Importance of Kinescope and Iconoscope

Russian inventor, Vladimir Zworykin invented the cathode-ray tube called the kinescope in 1929. The kinescope tube was sorely needed for television. Zworykin was one of the first to demonstrate a television system with all the features of modern picture tubes.

Zworykin also invented the iconoscope in 1923 - a tube for television transmission used in the first cameras. The iconoscope was later replaced but it laid the foundations for early television cameras.

Vladimir Zworykin - Background

Vladimir Zworykin was born in Murom, 200 miles east of Moscow, and studied electrical engineering at the Imperial Institute of Technology. Boris Rosing, a professor in charge of laboratory projects, tutored Zworykin and introduced his student to his experiments of transmitting pictures by wire. Together they experimented with a very early cathode-ray tube, developed in Germany by Karl Ferdinand Braun.

Rosing and Zworykin exhibited a television system in 1910, using a mechanical scanner in the transmitter and the electronic Braun tube in the receiver.

Rosing disappeared during the Bolshevik Revolution of 1917. Zworykin escaped and briefly studied X-rays under Paul Langevin in Paris, before moving to the United States in 1919, to work at the Westinghouse laboratory in Pittsburgh.
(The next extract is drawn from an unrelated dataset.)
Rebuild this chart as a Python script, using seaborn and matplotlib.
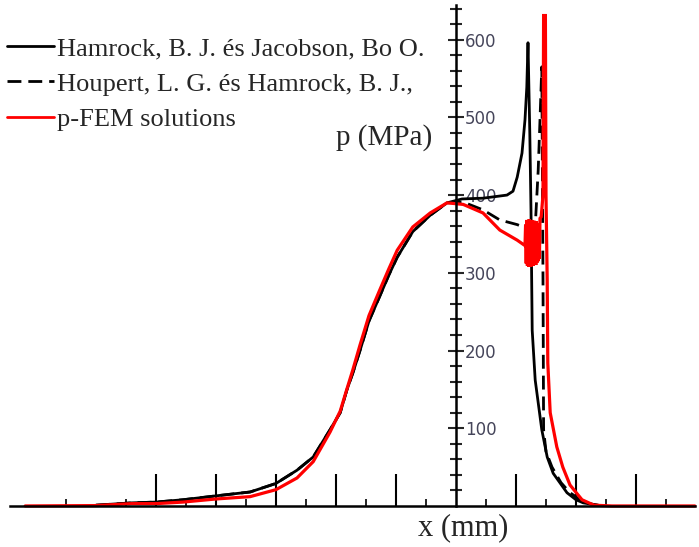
import numpy as np
import matplotlib as mpl
mpl.use("Agg")
import matplotlib.pyplot as plt
import seaborn as sns
from matplotlib.lines import Line2D

# Pressure distributions along x (x in tick units, p in MPa)
x_hamrock = [-6.0, -5.4, -5.0, -4.55, -4.0, -3.43, -3.0, -2.65, -2.38, -2.1, -1.93, -1.82,
             -1.72, -1.6, -1.45, -1.27, -1.12, -0.98, -0.72, -0.43, -0.15, 0.1, 0.45,
             0.85, 0.95, 1.02, 1.1, 1.15, 1.18, 1.2, 1.23, 1.25, 1.26, 1.27, 1.32, 1.43,
             1.52, 1.62, 1.85, 2.0, 2.12, 2.4]
p_hamrock = [1, 4, 5, 8, 13, 18, 29, 46, 63, 98, 120, 149,
             171, 200, 238, 270, 297, 320, 353, 374, 390, 395, 396,
             400, 405, 423, 454, 497, 539, 596, 480, 380, 300, 226, 162, 98,
             63, 42, 17, 8, 4, 0.5]

x_houpert = [-6.0, -5.4, -5.0, -4.55, -4.0, -3.43, -3.0, -2.65, -2.38, -2.1, -1.93, -1.82,
             -1.72, -1.6, -1.45, -1.27, -1.12, -0.98, -0.72, -0.43, -0.15, 0.12, 0.45,
             0.73, 1.02, 1.15, 1.25, 1.32, 1.37, 1.4, 1.43, 1.45, 1.46, 1.5, 1.6, 1.75,
             1.9, 2.15, 2.4]
p_houpert = [1, 4, 5, 8, 13, 18, 29, 46, 63, 98, 120, 149,
             171, 200, 238, 270, 297, 320, 353, 374, 390, 391, 381,
             368, 362, 358, 357, 359, 432, 497, 565, 291, 98, 70, 50, 30,
             17, 4, 0.5]

x_pfem = [-7.18, -6.0, -5.4, -5.0, -4.55, -4.0, -3.43, -3.0, -2.65, -2.38, -2.1, -1.93,
          -1.82, -1.72, -1.6, -1.45, -1.27, -1.12, -0.98, -0.72, -0.43, -0.15, 0.12,
          0.45, 0.73, 1.02, 1.15,
          1.16, 1.17, 1.18, 1.19, 1.2, 1.21, 1.22, 1.23, 1.24, 1.25, 1.26, 1.27, 1.28,
          1.29, 1.3, 1.31, 1.32, 1.33, 1.34, 1.35, 1.36, 1.37, 1.38, 1.39, 1.4,
          1.42, 1.45, 1.46, 1.49, 1.5, 1.52, 1.53, 1.57, 1.68, 1.78, 1.9, 2.1, 2.3,
          2.6, 3.98]
p_pfem = [0, 0.5, 3, 3, 5, 9, 12, 21, 36, 57, 95, 122,
          150, 175, 207, 245, 278, 305, 329, 359, 377, 390, 388,
          377, 355, 342, 335,
          362, 312, 368, 309, 366, 308, 369, 310, 367, 308, 368, 311, 366,
          309, 367, 312, 365, 310, 366, 313, 364, 315, 362, 318, 370,
          372, 400, 631, 631, 400, 291, 184, 120, 76, 50, 27, 8, 1,
          0, 0]

labels = ["Hamrock, B. J. és Jacobson, Bo O.",
          "Houpert, L. G. és Hamrock, B. J.,",
          "p-FEM solutions"]
y_ticks = [100, 200, 300, 400, 500, 600]

sns.set_style("white")
plt.rcParams["font.family"] = ["DejaVu Sans"]

fig = plt.figure(figsize=(6.99, 5.47), dpi=100)
ax = fig.add_axes([0, 0, 1, 1])

dash = (0, (5, 2.5))
sns.lineplot(x=x_hamrock, y=p_hamrock, sort=False, estimator=None, ax=ax,
             color="black", lw=2.0)
sns.lineplot(x=x_houpert, y=p_houpert, sort=False, estimator=None, ax=ax,
             color="black", lw=2.0, linestyle=dash)
sns.lineplot(x=x_pfem, y=p_pfem, sort=False, estimator=None, ax=ax,
             color="#ff0000", lw=2.3, solid_joinstyle="miter")

ax.set_xlim(-7.6, 4.05)
ax.set_ylim(-52.8, 651)

# axes crossing at the origin
for s in ["top", "left"]:
    ax.spines[s].set_visible(False)
ax.spines["right"].set_position(("data", 0))
ax.spines["bottom"].set_position(("data", 0))
ax.spines["right"].set_bounds(0, 645)
ax.spines["bottom"].set_bounds(-7.43, 3.98)
for s in ["right", "bottom"]:
    ax.spines[s].set_color("black")
    ax.spines[s].set_linewidth(1.8)

ax.yaxis.tick_right()
ax.set_yticks(y_ticks)
ax.set_yticks(np.arange(20, 660, 20), minor=True)
ax.tick_params(axis="y", which="major", direction="inout", length=11, width=1.5,
               pad=1, labelsize=12, labelcolor="#45455a", right=True)
ax.tick_params(axis="y", which="minor", direction="inout", length=8, width=1.5,
               right=True)

ax.set_xticks([-5, -4, -3, -2, -1, 1, 2, 3])
ax.set_xticks(np.arange(-6.5, 4, 1.0), minor=True)
ax.set_xticklabels([])
ax.tick_params(axis="x", which="major", direction="in", length=23, width=1.5,
               bottom=True, color="black")
ax.tick_params(axis="x", which="minor", direction="in", length=5, width=1.2,
               bottom=True, color="black")

ax.text(-1.2, 474, "p (MPa)", family="Liberation Serif", fontsize=21,
        ha="center", va="center")
ax.text(0.12, -28, "x (mm)", family="Liberation Serif", fontsize=22,
        ha="center", va="center")

handles = [Line2D([], [], color="black", lw=2.0),
           Line2D([], [], color="black", lw=2.0, linestyle=dash),
           Line2D([], [], color="#ff0000", lw=2.0)]
ax.legend(handles, labels, loc="upper left", bbox_to_anchor=(0.0, 0.945),
          frameon=False, handlelength=1.8, handletextpad=0.1, labelspacing=0.45,
          borderaxespad=0.05, borderpad=0.2,
          prop={"family": "Liberation Serif", "size": 19})

fig.savefig("out.png", dpi=100)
On November 18, 1929, at a convention of radio engineers, Zworykin demonstrated a television receiver containing his kinescope.

Radio Corporation of America

Vladimir Zworykin was transferred by Westinghouse to work for the Radio Corporation of America (RCA) in Camden, New Jersey, as the new director of the Electronic Research Laboratory. RCA owned most of Westinghouse at that time and had just bought the Jenkin's Television Company, makers of mechanical television systems, in order to receive their patents (see C. F. Jenkins).

Zworykin made improvements to his iconoscope, RCA funded his research to the tune of $150,000. The further improvements allegedly used an imaging section which was similar to Philo Farnsworth's patented dissector. Patent litigation forced RCA to start paying Farnsworth royalties.